Provide a flat list of files that have changed and the type of change that was made (delete, modify, add, renamed)
Desired Outcome
Provide a flat list of files that have changed, not necessarily commits. The key pieces of information that are needed are the full path of all the changed files as well as the type of change for each file (delete, modify, add, renamed).
Find a way to get the list of files that are changed in a commit from GitLab so that I can update our internal Codesearch application appropriately.
Use Case Problem to solve
I have a customer who is coming from SVN to GIt, that maintains an internal code search tool (recently migrated from svn to git). They are looking to call the GitLab API to request a full list of files that were added/deleted/modified during a commit, however, it looks like it has a hardcoded limit of 1000.
I'm a developer internally focused on writing more tooling for our actual product developers to use. We are coming from SVN. We're looking to use Gitlab as our backend infrastructure for Git and I'm prepping for that.
I'm running into some blocks regarding large diffs as I'm working on an internal Codesearch application we have. I’ve been looking into how to integrate the updater process with Git on our internal Codesearch application we have.
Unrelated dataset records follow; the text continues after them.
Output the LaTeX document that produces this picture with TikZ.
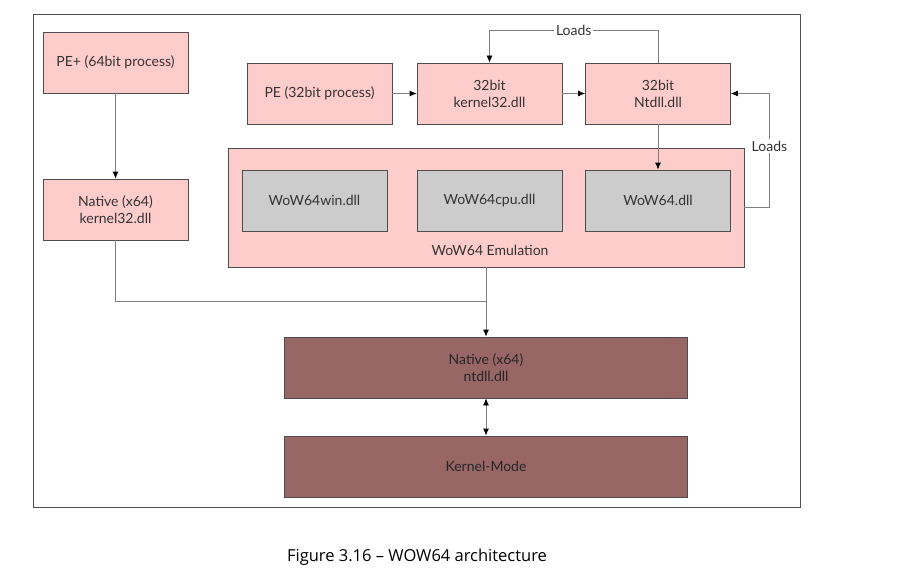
\documentclass[tikz,border=0pt]{standalone}
\usepackage{fontspec}
\setmainfont{Lato}
\newfontfamily\capfont{Open Sans}
\usepackage{tikz}
\usetikzlibrary{arrows.meta}

\definecolor{pinkbox}{HTML}{FFCCCC}
\definecolor{greybox}{HTML}{CCCCCC}
\definecolor{brownbox}{HTML}{996666}
\definecolor{edge}{HTML}{4D4D4D}
\definecolor{wire}{HTML}{7F7F7F}

\tikzset{
  dll/.style={draw=edge, line width=0.8pt, fill=pinkbox, minimum width=145pt,
    minimum height=61pt, align=center, text=black!80,
    font=\fontsize{14}{17}\selectfont},
  grey/.style={dll, fill=greybox},
  native/.style={dll, fill=brownbox, minimum width=403pt, text=black!85},
  wire/.style={draw=wire, line width=0.8pt},
  lbl/.style={fill=white, inner sep=2pt, text=black!80, font=\fontsize{14}{17}\selectfont}
}

\begin{document}
\begin{tikzpicture}[>={Latex[length=7pt,width=6pt,color=black]},x=1pt,y=-1pt]
   \useasboundingbox (0,0) rectangle (918,578);
   \draw[edge, line width=0.8pt] (33,14) rectangle (800,507);

   \node[dll] (pe64) at (115.5,62.5) {PE+ (64bit process)};
   \node[dll] (k32n) at (115.5,209.5) {Native (x64)\\kernel32.dll};
   \node[dll] (pe32) at (319.5,93.5) {PE (32bit process)};
   \node[dll] (k32) at (489.5,93.5) {32bit\\kernel32.dll};
   \node[dll] (ntdll32) at (658,93.5) {32bit\\Ntdll.dll};

   \node[dll, minimum width=516pt, minimum height=119pt] (emu) at (486,207.5) {};
   \node[grey] (win) at (314.5,200.5) {WoW64win.dll};
   \node[grey] (cpu) at (489.5,200.5) {WoW64cpu.dll};
   \node[grey] (wow) at (658,200.5) {WoW64.dll};
   \node[lbl, fill=none] (emul) at (490,250) {WoW64 Emulation};

   \node[native] (ntdlln) at (486,367.5) {Native (x64)\\ntdll.dll};
   \node[native] (kmode) at (486,466.5) {Kernel-Mode};

   \node[font=\capfont\fontsize{16.5}{20}\selectfont] (cap) at (417,557) {Figure 3.16 – WOW64 architecture};

   \coordinate (j) at (486,301);

   \draw[wire,->] (pe64) -- (k32n);
   \draw[wire,->] (pe32) -- (k32);
   \draw[wire,->] (k32) -- (ntdll32);
   \draw[wire,->] (ntdll32) -- (wow);
   \draw[wire,->] (ntdll32.north) -- ++(0,-32) -| node[lbl,pos=0.25] {Loads} (k32.north);
   \draw[wire,->] (emu.east) -- ++(25,0) |- node[lbl,pos=0.27] {Loads} (ntdll32.east);
   \draw[wire] (k32n.south) |- (j);
   \draw[wire,->] (emu.south) -- (ntdlln.north);
   \draw[wire,<->] (ntdlln) -- (kmode);
\end{tikzpicture}
\end{document}
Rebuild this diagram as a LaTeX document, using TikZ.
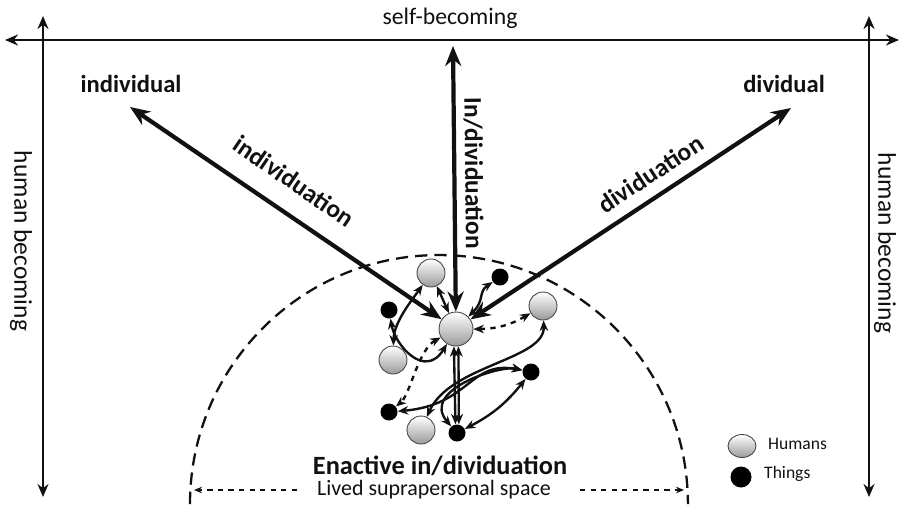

I’ve played around with LibGit2Sharp but unfortunately, the library requires that the repository be on disk to get the information needed to update our CodeSearch application.
Generally, for things that our Codesearch application has wanted to do in git without a local repository, we’ve been relying on the GitLab web APIs.
GitLab has some rest endpoints that at first glance looked like they would work. The closest API I can find is the commit/diff API which is way more verbose than what I need. It not only returns the list of files that were committed but the diff of each file.
I can use the GitLab web APIs for everything except getting the full list of files that were added/deleted/modified during a commit.
This web API has a hardcoded limit of 1000 file changes in a single commit (probably because it returns a diff in addition to the file names) and doesn’t support any sort of pagination (as far as I can tell). Unfortunately, the API has some size limitations when looking at the files that were modified in a given commit, and reading the GitLab documentation Commits API | GitLab , it seems like the limit is not configurable. It doesn’t look like this is a limitation we are going to be able to work around with configuration changes.
I'd like to get this information without checking out all the code that Codesearch indexes to disk. It looks like GitLab uses a Postgres database under the hood and was something that I thought could be exposed for read-only access but, after careful consideration, I'd like to NOT query the backend Postgres database at all costs. That comes with a number of downsides because our CodeSearch application manages the database and makes schema changes on virtually every update, which occurs monthly.
On-disk checkout is my last option but I'm hoping to avoid an on-disk checkout as it’s much more work to maintain a checked-out copy of all the code that our application indexes. I’d prefer to avoid this option if at all possible.
Maybe I'm trying to perform a specific operation in Git like I did in SVN and that's why I am unsuccessful? DO you know of another way to obtain the information I am looking for?
Question
Is there any way to change this setting? https://docs.gitlab.com/ee/api/commits.html#get-the-diff-of-a-commit
As far as I know, we don’t have an API endpoint that returns the filenames of the commit changes. We have https://docs.gitlab.com/ee/api/commits.html#get-a-single-commit that returns stats, but it's just numbers.
Proposed change
It seems to be hardcoded, but we’re working on increasing the limits: #219565 (closed). I believe, if we enable increased_diff_limits FF (https://gitlab.com/gitlab-org/gitlab/-/issues/241185), we can increase the limit to 3000.
The only problem I see with that is Any arbitrary limit (even 3000) would be a problem since they will hit that limit at times and their code searching tool would still need to handle those cases.
I’m guessing one of the reasons the limits were put in place is because of the amount of data that is included in the response because it includes a diff of every modified file such that if 1000 files were added in a commit, all the content from every file would be included in the response.
Ideally, they would like to have an endpoint that shows all the added/deleted/modified files during a commit without the file diffs and without any restrictions on the number of files modified.